I was talking to my mom yesterday about how hard it all is sometimes - being responsible for the day-to-day, the nitty-gritty, the care and feeding of a family and a home and a marriage. She listened as I unpacked my overwhelm, frustration, disappointment. She sat quietly while I pressed tear-soaked lashes into the back of my hand.
Then she said, with fictional-character wisdom and a smile, "When you cook from scratch, your garbage really stinks."
It took me a minute to understand that she wasn't just talking about food - since we had been talking about food, among other things.
Food prepared at home, with care, from whole foods is wonderful in so many ways. It's almost always the more healthful, less expensive option. I believe it nourishes on a level that packaged, commercially prepared food does not - and can not.
I cook everything I can from scratch. It's a lot of work, and meals - planning, shopping for, preparing, serving, cleaning up after - take up most of my time. But doing it like this feels non-optional to me. In a way, I worship at "kitchen church," where kneading dough is meditation, stirring soup is prayer. It's not quite by accident that the only two religious images in my home (both the Virgin Mary) reside above the stove and above the kitchen sink, respectively.
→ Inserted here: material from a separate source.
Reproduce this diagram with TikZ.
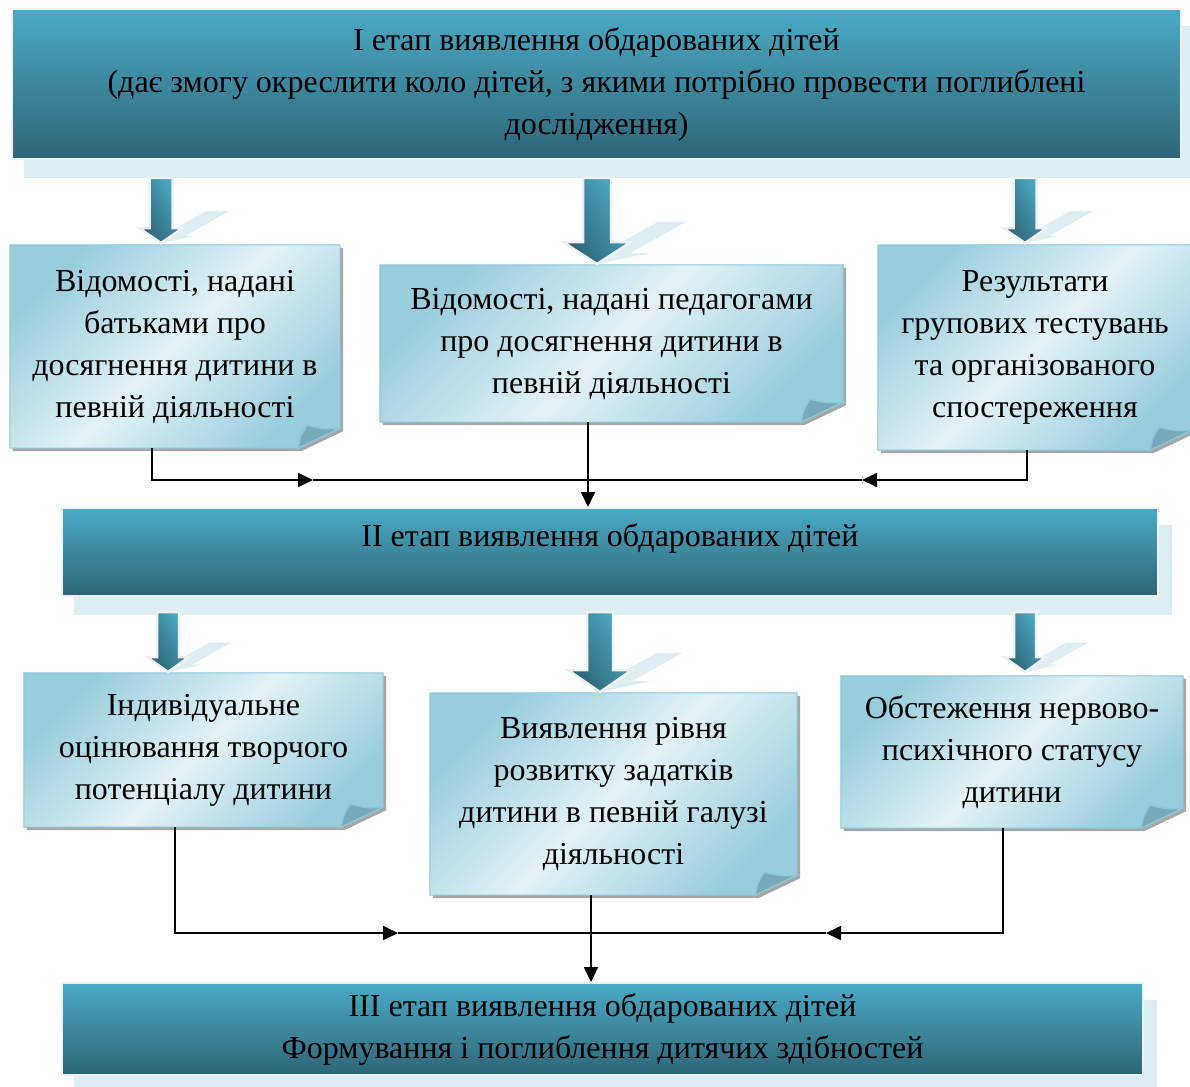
\documentclass[tikz,border=0pt]{standalone}
\usepackage{fontspec}
\setmainfont{Liberation Serif}
\usetikzlibrary{arrows.meta,positioning,backgrounds,calc}

\definecolor{bantop}{HTML}{4BAAC6}
\definecolor{banbot}{HTML}{2E6577}
\definecolor{banshadow}{HTML}{DCEEF4}
\definecolor{notelight}{HTML}{E4F2F6}
\definecolor{notedark}{HTML}{98CEDC}
\definecolor{noteedge}{HTML}{8CC7D6}
\definecolor{notefold}{HTML}{76AABA}
\definecolor{arrowtop}{HTML}{4FADC8}
\definecolor{arrowbot}{HTML}{2B6274}

\tikzset{
  txt/.style    = {font=\fontsize{32}{42}\selectfont, align=center, text=black},
  banner/.style = {txt, rectangle, draw=black!6, line width=2pt,
                   top color=bantop, bottom color=banbot, inner sep=0pt},
  note/.style   = {txt, rectangle, inner sep=0pt},
  link/.style   = {draw=black, line width=1.8pt},
  >={Triangle[length=15pt,width=14pt]}
}

% block arrow: centre x, top, tip, shaft width, head width, head length
\newcommand{\bigdown}[6]{%
  \pgfmathsetmacro\len{#3-#2}%
  \pgfmathsetmacro\neck{#3-#6}%
  \fill[banshadow]
    ({#1-#4/2+0.87*\len},{#3-0.49*\len}) -- ({#1+#4/2+0.87*\len},{#3-0.49*\len})
    -- ({#1+#4/2+0.87*#6},{#3-0.49*#6}) -- ({#1+#5/2+0.87*#6},{#3-0.49*#6})
    -- (#1,#3) -- ({#1-#5/2+0.87*#6},{#3-0.49*#6})
    -- ({#1-#4/2+0.87*#6},{#3-0.49*#6}) -- cycle;
  \path[draw=black!6, line width=2.5pt, left color=arrowtop, right color=arrowbot,
        shading angle=-60]
    ({#1-#4/2},#2) -- ({#1+#4/2},#2) -- ({#1+#4/2},\neck) -- ({#1+#5/2},\neck)
    -- (#1,#3) -- ({#1-#5/2},\neck) -- ({#1-#4/2},\neck) -- cycle;
}

\begin{document}
\begin{tikzpicture}[x=1pt,y=-1pt]
\useasboundingbox (0,0) rectangle (1190,1086);

% etapy
\node[banner, minimum width=1169pt, minimum height=150pt] (b1) at (596.5,84)
  {I етап виявлення обдарованих дітей\\
   (дає змогу окреслити коло дітей, з якими потрібно провести поглиблені\\
   дослідження)};
\node[banner, minimum width=1096pt, minimum height=88pt,
      text height=22pt, text depth=34pt] (b2) at (610,552)
  {II етап виявлення обдарованих дітей};
\node[banner, minimum width=1081pt, minimum height=92pt] (b3) at (602.5,1029)
  {III етап виявлення обдарованих дітей\\
   Формування і поглиблення дитячих здібностей};

% dzherela vidomostej
\node[note, minimum width=330pt, minimum height=203pt] (n1) at (175,346.5)
  {Відомості, надані\\ батьками про\\ досягнення дитини в\\ певній діяльності};
\node[note, minimum width=463pt, minimum height=157pt] (n2) at (611.5,343.5)
  {Відомості, надані педагогами\\ про досягнення дитини в\\ певній діяльності};
\node[note, minimum width=314pt, minimum height=205pt] (n3) at (1035,347.5)
  {Результати\\ групових тестувань\\ та організованого\\ спостереження};

\node[note, minimum width=359pt, minimum height=154pt] (n4) at (203.5,750)
  {Індивідуальне\\ оцінювання творчого\\ потенціалу дитини};
\node[note, minimum width=367pt, minimum height=202pt] (n5) at (613.5,794)
  {Виявлення рівня\\ розвитку задатків\\ дитини в певній галузі\\ діяльності};
\node[note, minimum width=342pt, minimum height=152pt] (n6) at (1012,752)
  {Обстеження нервово-\\ психічного статусу\\ дитини};

% tini, papir i zagyny
\begin{scope}[on background layer]
\foreach \b in {1,2,3}
  \fill[banshadow] ([shift={(13,18)}]b\b.north west) rectangle ([shift={(13,18)}]b\b.south east);

\foreach \i in {1,...,6} {
  \fill[black!35] ([shift={(3,3)}]n\i.north west) -- ([shift={(3,3)}]n\i.north east)
    -- ([shift={(3,-17)}]n\i.south east) -- ([shift={(-39,3)}]n\i.south east)
    -- ([shift={(3,3)}]n\i.south west) -- cycle;
  \path[draw=noteedge, line width=1pt, left color=notedark, right color=notedark,
        middle color=notelight, shading angle=45]
    (n\i.north west) -- (n\i.north east) -- ([yshift=20pt]n\i.south east)
    -- ([xshift=-42pt]n\i.south east) -- (n\i.south west) -- cycle;
  \path[draw=noteedge, line width=1.5pt, fill=notefold]
    ([xshift=-42pt]n\i.south east)
    .. controls ([shift={(-40,-12)}]n\i.south east) .. ([shift={(-33,-23)}]n\i.south east)
    .. controls ([shift={(-16,-19)}]n\i.south east) .. ([yshift=20pt]n\i.south east)
    -- cycle;
}
\end{scope}

% strilky
\bigdown{161}{178}{243}{23}{44}{15}
\bigdown{597}{178}{264}{28}{68}{22}
\bigdown{1025}{178}{243}{23}{44}{15}
\bigdown{168}{612}{672}{22}{42}{15}
\bigdown{600}{612}{692}{26}{64}{22}
\bigdown{1025}{612}{672}{22}{42}{15}

% zvjazky
\coordinate (m1) at (313,480);
\coordinate (m2) at (862,480);
\coordinate (m3) at (398,933);
\coordinate (m4) at (826,933);

\draw[link,->] ([xshift=-23pt]n1.south) |- (m1);
\draw[link,->] ([xshift=-8pt]n3.south) |- (m2);
\draw[link] (m1) -- (m2);
\draw[link,->] ([xshift=-23.5pt]n2.south) -- ([xshift=-23.5pt]n2.south |- b2.north);

\draw[link,->] ([xshift=-28.5pt]n4.south) |- (m3);
\draw[link,->] ([xshift=-9pt]n6.south) |- (m4);
\draw[link] (m3) -- (m4);
\draw[link,->] ([xshift=-22.5pt]n5.south) -- ([xshift=-22.5pt]n5.south |- b3.north);
\end{tikzpicture}
\end{document}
So there's all this love and light, feeling frugal, feeling healthful that goes into cooking from scratch. But, as my mom says, the garbage stinks. Vegetable trimmings rot, grain sours, bread molds, and don't get me started on the odors that cooked-from-dry beans emit when left to languish in the fridge! There is no (cooking) light without darkness, as it were.
Of course, my mom wasn't talking about cooking from scratch. Well, she was, but she was talking about combining the ingredients of your life. The time, the energy, and the caring that go into parenting from scratch, building a marriage from scratch, and running a household from scratch have a dark side, too: the stench of frustration, anger, disappointment, and sadness. Bad days. "One of those days"-days.
I'm absolutely in love with the garbage analogy as a way of re-framing my negative thoughts and emotions. Cooking the way I do, I get hit with the good/bad, tasty/stinky balance every day. It feels so unusual to treat negativity as a waste product of something (a life) that is mostly positive. Anger and depression are the onion skins and carrot tops. Everything else is the stew. (Kind of like "what doesn't kill you makes you stronger," only with less killing and more nourishing.)
Most comforting of all, however: onion skins and carrot tops, when left out in the open, will break down and, in time, effectively disappear.